Remember the case that Dan Simpson mentioned a while back where the density of air pollution was somewhere between the density of concrete and the density of neutron stars? Well if he’d just put some fake data where it was around 1e-6 to 1e-4 times the density of air… he’d have squished his priors into line with his knowledge, without having to tune individual hyper-priors or whatever…

correction: where the *prior predictive* density of air pollution

Daniel:

My p.s. presumed the analytical prior could be specified without error and that P(u) * P(ax|u) would eventually converge to that with extensive enough data augmentation. In that sense, I would argue the analytical prior is more satisfying.

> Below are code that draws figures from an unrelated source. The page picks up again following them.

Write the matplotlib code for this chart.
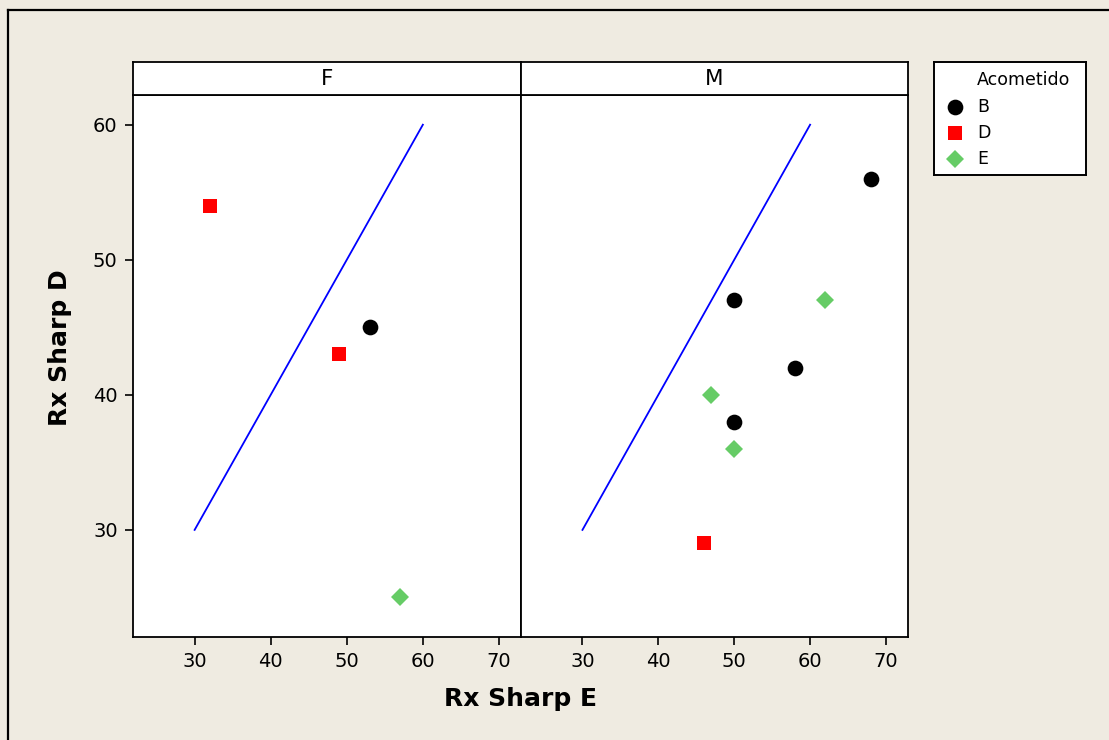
import matplotlib
matplotlib.use("Agg")
import matplotlib.pyplot as plt
from matplotlib.lines import Line2D
from matplotlib.patches import Rectangle

# ---- data ----
panels = ["F", "M"]
groups = ["B", "D", "E"]
legend_title = "Acometido"
F_B_x = [53]; F_B_y = [45]
F_D_x = [32, 49]; F_D_y = [54, 43]
F_E_x = [57]; F_E_y = [25]
M_B_x = [68, 50, 58, 50]; M_B_y = [56, 47, 42, 38]
M_D_x = [46]; M_D_y = [29]
M_E_x = [62, 47, 50]; M_E_y = [47, 40, 36]
ref_x = [30, 60]; ref_y = [30, 60]
xticks = [30, 40, 50, 60, 70]
yticks = [30, 40, 50, 60]

data = {
    "F": {"B": (F_B_x, F_B_y), "D": (F_D_x, F_D_y), "E": (F_E_x, F_E_y)},
    "M": {"B": (M_B_x, M_B_y), "D": (M_D_x, M_D_y), "E": (M_E_x, M_E_y)},
}
styles = {
    "B": dict(marker="o", color="black", ms=11.3),
    "D": dict(marker="s", color="#FF0000", ms=10),
    "E": dict(marker="D", color="#66CC66", ms=9.2),
}

W, H = 1109, 740
bg = "#EFEBE1"
plt.rcParams["font.family"] = ["DejaVu Sans"]
fig = plt.figure(figsize=(W / 100, H / 100), dpi=100, facecolor=bg)

def fx(px): return px / W
def fy(py): return 1 - py / H

# outer frame (top and left edges only visible)
fig.add_artist(Line2D([fx(8), fx(8)], [fy(10), 0], transform=fig.transFigure, color="black", lw=1.6))
fig.add_artist(Line2D([fx(8), 1], [fy(10), fy(10)], transform=fig.transFigure, color="black", lw=1.6))

lefts = [133, 521]
rights = [521, 908]
top_plot, bot_plot, top_strip = 95, 637, 62

for i, p in enumerate(panels):
    ax = fig.add_axes([fx(lefts[i]), fy(bot_plot), fx(rights[i]) - fx(lefts[i]), fy(top_plot) - fy(bot_plot)])
    ax.set_facecolor("white")
    ax.plot(ref_x, ref_y, color="#0000FF", lw=1.3, zorder=2)
    for g in groups:
        xs, ys = data[p][g]
        st = styles[g]
        ax.plot(xs, ys, linestyle="none", marker=st["marker"], color=st["color"],
                markersize=st["ms"], markeredgewidth=0, zorder=3)
    ax.set_xlim(21.9, 72.9)
    ax.set_ylim(22.07, 62.2)
    ax.set_xticks(xticks)
    ax.set_yticks(yticks)
    ax.tick_params(axis="both", direction="out", length=6, width=1.2, labelsize=14, colors="black", pad=5)
    for s in ax.spines.values():
        s.set_linewidth(1.3)
        s.set_color("black")
    if i == 1:
        ax.tick_params(axis="y", left=False, labelleft=False)
    # strip
    sx = fig.add_axes([fx(lefts[i]), fy(top_plot), fx(rights[i]) - fx(lefts[i]), fy(top_strip) - fy(top_plot)])
    sx.set_facecolor("white")
    sx.set_xticks([]); sx.set_yticks([])
    for s in sx.spines.values():
        s.set_linewidth(1.3)
    sx.text(0.5, 0.48, p, ha="center", va="center", fontsize=15.5, transform=sx.transAxes)

fig.text(fx(520), fy(699), "Rx Sharp E", ha="center", va="center", fontsize=18, fontweight="bold")
fig.text(fx(60), fy(348), "Rx Sharp D", ha="center", va="center", fontsize=18, fontweight="bold", rotation=90)

# legend box drawn in its own axes (pixel layout of the reference)
lx0, lx1, ly0, ly1 = 934, 1086, 62, 175
lax = fig.add_axes([fx(lx0), fy(ly1), fx(lx1) - fx(lx0), fy(ly0) - fy(ly1)])
lax.set_xlim(lx0, lx1)
lax.set_ylim(ly1, ly0)
lax.set_xticks([]); lax.set_yticks([])
lax.set_facecolor("white")
for s in lax.spines.values():
    s.set_linewidth(1.4)
lax.text(977, 80, legend_title, ha="left", va="center", fontsize=12.5)
for k, g in enumerate(groups):
    yy = 107 + 26 * k
    st = styles[g]
    lax.plot([955], [yy], linestyle="none", marker=st["marker"], color=st["color"],
             markersize=st["ms"], markeredgewidth=0, clip_on=False)
    lax.text(977, yy, g, ha="left", va="center", fontsize=12.5)

fig.savefig("out.png", dpi=100, facecolor=bg)
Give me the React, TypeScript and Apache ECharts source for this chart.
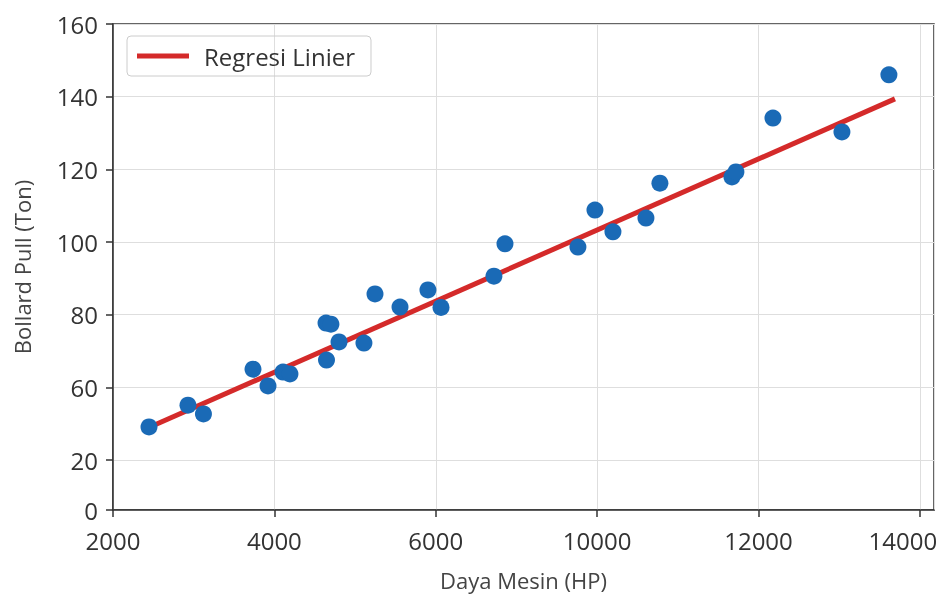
import React, { useEffect, useRef } from "react";
import * as echarts from "echarts";

// x values are in the axis' own linear coordinate (tick slots every 2000 from 2000);
// the printed tick labels of the reference are listed separately.
const xTickLabels = ["2000", "4000", "6000", "10000", "12000", "14000"];
const yTickValues = [26.25, 40, 60, 80, 100, 120, 140, 160];
const yTickLabels = ["0", "20", "60", "80", "100", "120", "140", "160"];

const dayaMesin = [
  2446, 2929, 3121, 3735, 3921, 4107, 4193, 4646, 4640, 4701, 4801, 5110, 5247,
  5557, 5903, 6065, 6721, 6858, 7762, 7973, 8196, 8605, 8778, 9671, 9720, 10179,
  11034, 11616,
];
const bollardPull = [
  49.1, 55.1, 52.7, 65.0, 60.4, 64.2, 63.7, 67.5, 77.7, 77.4, 72.5, 72.2, 85.7,
  82.1, 86.8, 82.0, 90.6, 99.5, 98.6, 108.8, 102.8, 106.6, 116.2, 117.9, 119.3,
  134.1, 130.3, 146.0,
];
const regX = [2458, 11691];
const regY = [49.1, 139.4];

const FONT = "Open Sans";

export default function App() {
  const ref = useRef<HTMLDivElement>(null);
  useEffect(() => {
    document.documentElement.style.overflow = "hidden";
    document.body.style.margin = "0";
    document.body.style.overflow = "hidden";
    const chart = echarts.init(ref.current!, null, {
      renderer: "svg",
      width: 943,
      height: 597,
    });
    chart.setOption({
      animation: false,
      textStyle: { fontFamily: FONT },
      grid: {
        left: 113,
        right: 9,
        top: 24,
        bottom: 87,
        containLabel: false,
        outerBoundsMode: "none",
        show: true,
        borderColor: "#333",
        borderWidth: 1.5,
        backgroundColor: "transparent",
      },
      legend: {
        left: 127,
        top: 36,
        data: ["Regresi Linier"],
        icon: "rect",
        itemWidth: 52,
        itemHeight: 5,
        padding: [8, 16, 8, 10],
        borderColor: "#ccc",
        borderWidth: 1,
        borderRadius: 4,
        textStyle: {
          fontFamily: FONT,
          fontSize: 24,
          color: "#333",
          padding: [0, 0, 0, 10],
        },
      },
      xAxis: {
        type: "value",
        min: 2000,
        max: 12175,
        interval: 2000,
        name: "Daya Mesin (HP)",
        nameLocation: "middle",
        nameGap: 59,
        nameTextStyle: { fontFamily: FONT, fontSize: 22, color: "#444" },
        axisLine: { lineStyle: { color: "#333", width: 1.5 } },
        axisTick: { show: true, length: 7, lineStyle: { color: "#333", width: 1.5 } },
        axisLabel: {
          fontFamily: FONT,
          fontSize: 24,
          color: "#333",
          margin: 18,
          formatter: (v: number) => {
            const i = Math.round((v - 2000) / 2000);
            const t = xTickLabels[i] ?? "";
            return i === xTickLabels.length - 1 ? `{last|${t}}` : t;
          },
          rich: {
            last: {
              fontFamily: FONT,
              fontSize: 24,
              color: "#333",
              padding: [0, 34, 0, 0],
            },
          },
        },
        splitLine: { show: true, lineStyle: { color: "#dedede", width: 1 } },
      },
      yAxis: {
        type: "value",
        min: 26.25,
        max: 160,
        name: "Bollard Pull (Ton)",
        nameLocation: "middle",
        nameGap: 80,
        nameTextStyle: { fontFamily: FONT, fontSize: 22, color: "#444" },
        axisLine: { show: true, lineStyle: { color: "#333", width: 1.5 } },
        axisTick: {
          show: true,
          length: 7,
          customValues: yTickValues,
          lineStyle: { color: "#333", width: 1.5 },
        },
        axisLabel: {
          fontFamily: FONT,
          fontSize: 24,
          color: "#333",
          margin: 15,
          customValues: yTickValues,
          formatter: (v: number) => {
            const i = yTickValues.findIndex((t) => Math.abs(t - v) < 0.01);
            return i >= 0 ? yTickLabels[i] : "";
          },
        },
        splitLine: { show: true, lineStyle: { color: "#dedede", width: 1 } },
      },
      series: [
        {
          name: "Regresi Linier",
          type: "line",
          data: regX.map((x, i) => [x, regY[i]]),
          symbol: "none",
          lineStyle: { color: "#d42a2a", width: 5 },
          itemStyle: { color: "#d42a2a" },
          z: 2,
        },
        {
          name: "Data",
          type: "scatter",
          data: dayaMesin.map((x, i) => [x, bollardPull[i]]),
          symbolSize: 17,
          itemStyle: { color: "#1a6ab6", opacity: 1 },
          z: 3,
        },
      ],
    });
    return () => chart.dispose();
  }, []);
  return (
    <div
      ref={ref}
      style={{ position: "fixed", left: 0, top: 0, width: 943, height: 597 }}
    />
  );
}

Now the prior predictive for fake ax would be a nice way to check on the analytical prior specification.

Now the rest of you comment does seem consistent with the equations I gave in my post. If its not, please let me know.

Practically speaking, for high dimensional parameters, I think data augmentation is far far more likely to converge to something we can believe in than any amount of tweaking an analytical expression could do.

A big part of that is that specifying dependencies in high dimensions is very tricky, but they fall out automatically when you use a data-augmentation method.

A simple example: specify a prior over fourier coefficients that gives you functions on [0,1] which increase rapidly between x in [0,.5] up to a maximum near y=1 and stay flat out to x=1

one method: start with a very broad prior on all the coefficients, then create some fake x,y values that have the properties you want, define a normal(y,.25) iid model over the fake measurements. Then calculate the derivative at each x value and strongly downweight the coefficients if they produce any negative derivatives… and see what the posterior looks like…. it will have a high probability for fairly smooth monotonically increasing functions. Good luck doing that analytically.

Realistically speaking I think we’re better off talking about doing a good job of choosing your augmented data than we are discouraging this kind of thing. It’s a hugely valuable tool to impose real world knowledge on a problem.